Willard concluded his entries with a final four points in which he gave his final opinions about the validity of the possession case. In the first point he stated that Knapp's distemper in no way can be counterfeit on the grounds that it was physically impossible to fake such actions. The second point refers to whether or not her temper was natural or diabolical, in which he stated, because of the length of her convulsions and the strength of her fits, he believed them to be diabolical. In the third point he concluded that even though many were skeptical of the fact that the devil talked through the girl, he was convinced. He stated on several occasions she spoke with her mouth closed, her throat would swell up like a balloon, and the voices that he heard were not her own. However, in the fourth point he said he has strong doubts about Knapp making a pact with the Devil. This is because she is so contradictory about the facts, and what happened in her supposed meetings with the Devil. Willard went on to give several powerful sermons in the village of Salem during the Salem Witch Trials in 1692, as well as discredited evidence of conviction for several women during the trials, stating that the trials should be held in a "fair and legal way". After Willard stopped entries into his journal, her case has been cited and used as examples by various historians. She went on to marry a man named Samuel Scripture in 1674, and they had a family. In 1721, she died.

==Possible explanations==

In the study of Witchcraft in history there has been many psychological theories that have arisen as to why so many possession cases took place during the 17th and 18th centuries. One theory is the strict religious atmosphere at the time. It is apparent that most possession cases took place in areas in which religion was the predominant aspect of the society. This could be responsible in the aspect that Knapp felt confined in her community and was frustrated with her situations. She acted out, both mentally and physically, in the only way that she knew, which was through religion. By saying and acting as if she was possessed by the Devil she was rebelling against the institution which was restricting her. For example, when Knapp stated that the Devil tried to bribe her on several occasions with fine silks and an ease of labor, her giving in would have been her breaking down her Christian loyalties.

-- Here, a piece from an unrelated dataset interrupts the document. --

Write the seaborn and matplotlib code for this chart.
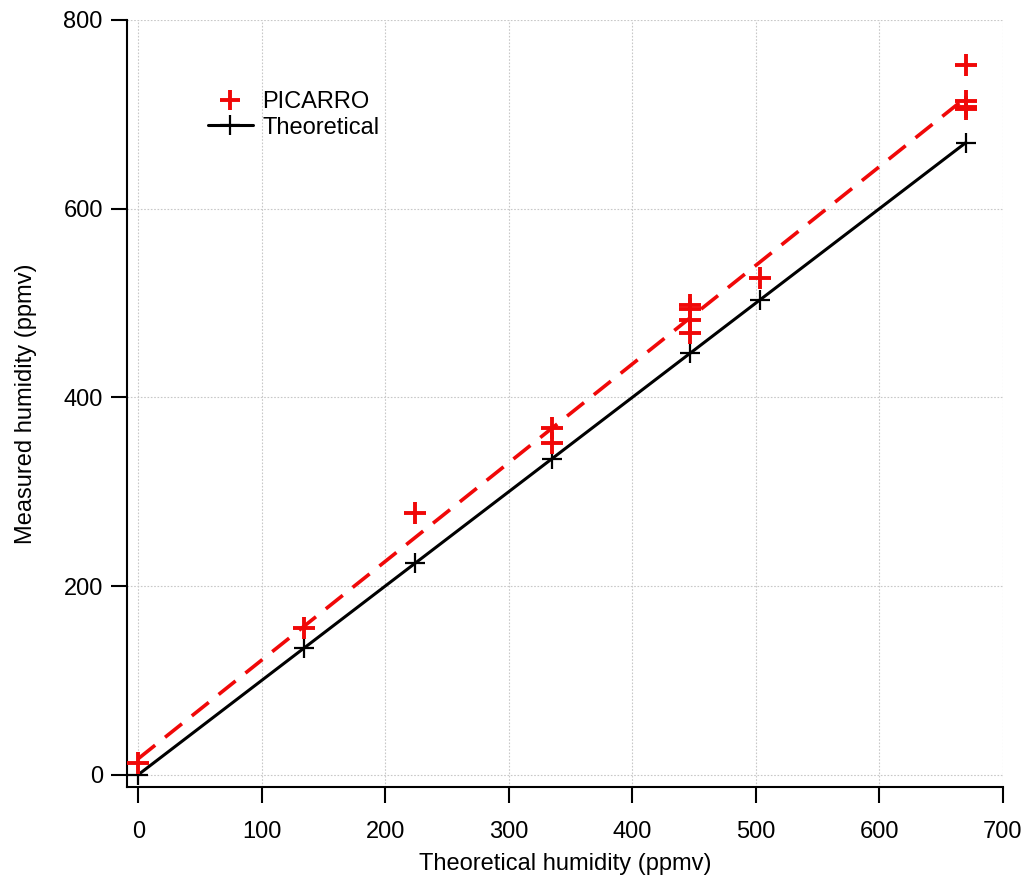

A second explanation of could be in regards to the dissatisfaction that Elizabeth Knapp felt about her placement in society. Once she began showing her symptoms she no longer was required to do her work as a servant. Servants, in Puritan New England were treated harshly, especially women who were expected to do most of the manual labor. They had to care for the entire house and the children. She used the possession as an excuse to speak out against all those who held authority over her, for example Willard, her master and Reverend, and her father. The possession, in a sense, moved her up a place in society. Knapp was no longer a sixteen-year-old girl, but an important person who was known throughout the town. No longer considered just a child Knapp now had a place in the Puritan society which did not involve being someone's servant.